Zu viel Ordnung halten
Übertriebener „Ordnungssinn“ (z.B. stundenlanges und häufiges Aufräumen)  ist ein Zeitfresser und kann ein Hinweis auf zwanghaftes (obsessives) Denken und Verhalten (Kontrollzwang) sein.

Übertrieben pflichtbewusst sein
Übertriebenes Pflichtbewusstsein sieht auch dort Pflichten, wo gar keine bestehen. Der Perfektionist glaubt, alles müsse 100-prozentig erledigt werden – am besten von ihm selbst.

Auf Fehlerfreiheit fixiert sein
Fehler sind menschlich und machen menschlich. Nur wer nichts arbeitet macht keine Fehler (und wer keine Fehler macht, wird befördert??).  Aber: Man muss keinen Fehler zweimal machen, die Auswahl ist ja groß genug. Via trial and error kann man erfolgreich und nachhaltig lernen.

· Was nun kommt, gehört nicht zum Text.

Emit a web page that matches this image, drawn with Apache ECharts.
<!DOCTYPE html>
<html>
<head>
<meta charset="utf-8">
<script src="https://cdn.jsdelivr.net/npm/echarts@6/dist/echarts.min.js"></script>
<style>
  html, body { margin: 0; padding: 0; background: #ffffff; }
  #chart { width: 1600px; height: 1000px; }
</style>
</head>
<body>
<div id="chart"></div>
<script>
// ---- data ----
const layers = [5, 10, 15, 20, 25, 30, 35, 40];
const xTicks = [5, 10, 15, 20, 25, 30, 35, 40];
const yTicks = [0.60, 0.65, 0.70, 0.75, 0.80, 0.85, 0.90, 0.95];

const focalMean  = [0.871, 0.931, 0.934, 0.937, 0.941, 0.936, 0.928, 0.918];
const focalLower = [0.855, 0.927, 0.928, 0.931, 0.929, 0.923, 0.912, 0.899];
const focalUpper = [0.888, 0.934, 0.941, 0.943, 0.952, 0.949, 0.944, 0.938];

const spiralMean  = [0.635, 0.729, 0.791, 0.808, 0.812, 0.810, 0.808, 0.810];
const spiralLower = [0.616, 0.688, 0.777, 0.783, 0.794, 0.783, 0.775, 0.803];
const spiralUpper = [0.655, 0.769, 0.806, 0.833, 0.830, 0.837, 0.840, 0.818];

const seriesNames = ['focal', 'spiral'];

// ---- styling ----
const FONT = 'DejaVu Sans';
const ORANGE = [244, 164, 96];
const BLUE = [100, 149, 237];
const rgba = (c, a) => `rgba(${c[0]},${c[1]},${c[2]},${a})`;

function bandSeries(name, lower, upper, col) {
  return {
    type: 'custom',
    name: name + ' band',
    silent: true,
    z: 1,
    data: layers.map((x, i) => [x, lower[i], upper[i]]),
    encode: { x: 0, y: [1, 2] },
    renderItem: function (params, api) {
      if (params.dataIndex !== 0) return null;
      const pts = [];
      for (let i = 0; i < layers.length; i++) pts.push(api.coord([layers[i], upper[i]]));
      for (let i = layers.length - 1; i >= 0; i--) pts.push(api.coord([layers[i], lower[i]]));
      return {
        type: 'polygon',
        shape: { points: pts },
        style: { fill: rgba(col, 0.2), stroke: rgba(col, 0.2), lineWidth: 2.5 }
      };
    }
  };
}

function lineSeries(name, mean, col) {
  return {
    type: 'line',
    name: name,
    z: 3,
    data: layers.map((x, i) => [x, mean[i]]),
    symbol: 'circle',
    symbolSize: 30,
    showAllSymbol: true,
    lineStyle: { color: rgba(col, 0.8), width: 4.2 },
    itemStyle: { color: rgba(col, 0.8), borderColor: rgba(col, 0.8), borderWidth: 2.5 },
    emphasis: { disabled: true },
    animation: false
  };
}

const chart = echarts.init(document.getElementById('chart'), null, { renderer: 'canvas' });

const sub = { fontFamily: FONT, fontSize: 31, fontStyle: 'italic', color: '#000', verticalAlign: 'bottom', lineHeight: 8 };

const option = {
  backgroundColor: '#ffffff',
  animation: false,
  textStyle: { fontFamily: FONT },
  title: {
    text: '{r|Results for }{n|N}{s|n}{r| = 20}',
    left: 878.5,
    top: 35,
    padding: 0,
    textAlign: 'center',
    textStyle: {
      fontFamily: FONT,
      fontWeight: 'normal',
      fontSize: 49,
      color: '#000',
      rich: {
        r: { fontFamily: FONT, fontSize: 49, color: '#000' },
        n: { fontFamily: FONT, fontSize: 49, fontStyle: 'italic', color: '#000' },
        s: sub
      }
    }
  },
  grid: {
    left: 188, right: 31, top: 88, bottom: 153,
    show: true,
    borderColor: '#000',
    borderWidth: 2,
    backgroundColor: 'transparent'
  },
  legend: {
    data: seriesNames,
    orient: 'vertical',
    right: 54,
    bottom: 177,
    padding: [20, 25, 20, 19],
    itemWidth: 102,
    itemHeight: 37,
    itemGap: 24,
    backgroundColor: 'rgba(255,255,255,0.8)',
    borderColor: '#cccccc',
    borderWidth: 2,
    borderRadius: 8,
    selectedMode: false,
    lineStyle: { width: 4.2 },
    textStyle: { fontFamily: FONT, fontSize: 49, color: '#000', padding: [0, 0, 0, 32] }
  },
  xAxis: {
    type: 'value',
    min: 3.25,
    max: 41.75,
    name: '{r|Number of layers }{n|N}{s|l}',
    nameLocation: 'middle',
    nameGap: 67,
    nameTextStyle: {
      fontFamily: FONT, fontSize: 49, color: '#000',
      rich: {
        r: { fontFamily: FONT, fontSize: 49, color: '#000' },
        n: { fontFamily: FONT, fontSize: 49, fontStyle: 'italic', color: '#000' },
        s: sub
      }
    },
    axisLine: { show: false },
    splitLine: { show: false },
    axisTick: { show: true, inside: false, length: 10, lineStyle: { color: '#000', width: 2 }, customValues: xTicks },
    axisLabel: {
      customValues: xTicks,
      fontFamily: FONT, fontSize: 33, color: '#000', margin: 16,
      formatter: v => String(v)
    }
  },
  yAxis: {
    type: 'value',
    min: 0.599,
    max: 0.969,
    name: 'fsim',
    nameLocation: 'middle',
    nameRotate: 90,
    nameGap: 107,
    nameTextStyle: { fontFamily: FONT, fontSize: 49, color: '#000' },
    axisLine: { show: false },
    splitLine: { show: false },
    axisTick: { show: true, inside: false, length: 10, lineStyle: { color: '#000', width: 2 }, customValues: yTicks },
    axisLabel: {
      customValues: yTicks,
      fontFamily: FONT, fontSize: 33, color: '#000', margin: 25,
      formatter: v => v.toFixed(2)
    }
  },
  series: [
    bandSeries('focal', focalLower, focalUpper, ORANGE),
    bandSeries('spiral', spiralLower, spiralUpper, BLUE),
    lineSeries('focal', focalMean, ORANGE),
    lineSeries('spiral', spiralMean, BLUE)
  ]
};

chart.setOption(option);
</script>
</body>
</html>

Mehr Leistung erbringen als erforderlich ist
Denken Sie in diesem Zusammenhang an den Spruch: „Ein gutes Pferd springt nur so hoch, wie es gerade muss.“ In vielen Fällen können Sie sich den „Feinschliff“ sparen. Machen  Sie sich immer das Kosten-Nutzen-Verhältnis Ihrer Arbeit klar.